0: i'm assuming a site-rip that only fetches the equivalent files to when you click the "zip download" button, not the releases, not the wikis, images, workers, gists, etc.
I don't think the issue at hand is a technical challenge. It's merely a sign, imo, that usage has surged due to AI. To your point, this is a solvable scaling problem.
My worry is for the business and how they structure pricing. GitHub is able to provide the free services they do because at some point they did the math on what a typical free tier does before they grow into a paid user. They even did the math on what paid users do, so they know they'll still make money when charging whatever amount.
My hunch is AI is a multiplier on usage numbers, which increases OpEx, which means it's eating into GH's assumptions on margin. They will either need to accept a smaller margin, find other ways to shrink OpEx, or restructure their SKUs. The Spotifies and YouTubes of the world hosting other media formats have it harder than them, but they are able to offset the cost of operation by running ads. Can you imagine having to watch a 20 second ad before you can push?

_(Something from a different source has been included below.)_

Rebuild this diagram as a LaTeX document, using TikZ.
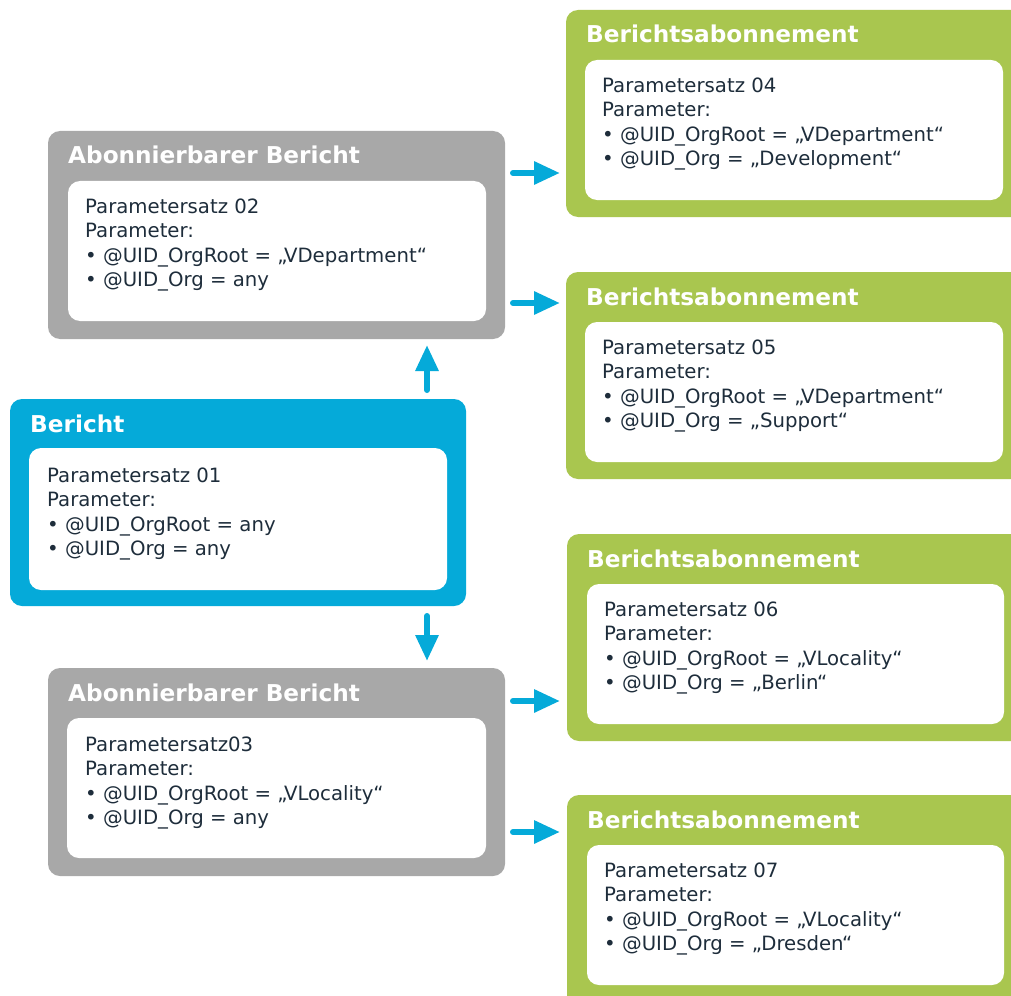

> Common Crawl, with over one billion, nine hundred and seventy thousand web pages in their archive: 345TB.
Common Crawl is 300 billion webpages and 10 petabytes. I suppose your number is 1 of our 122 crawls.
oh, i didn't see that the 1.97 billion pages were crawled in a 11 day period earlier this month. either way, nearly 2,000,000,000 pages fit in ~third of a petabyte...
p.s. thanks for correcting me, i was using this information for something else, and now it's correct!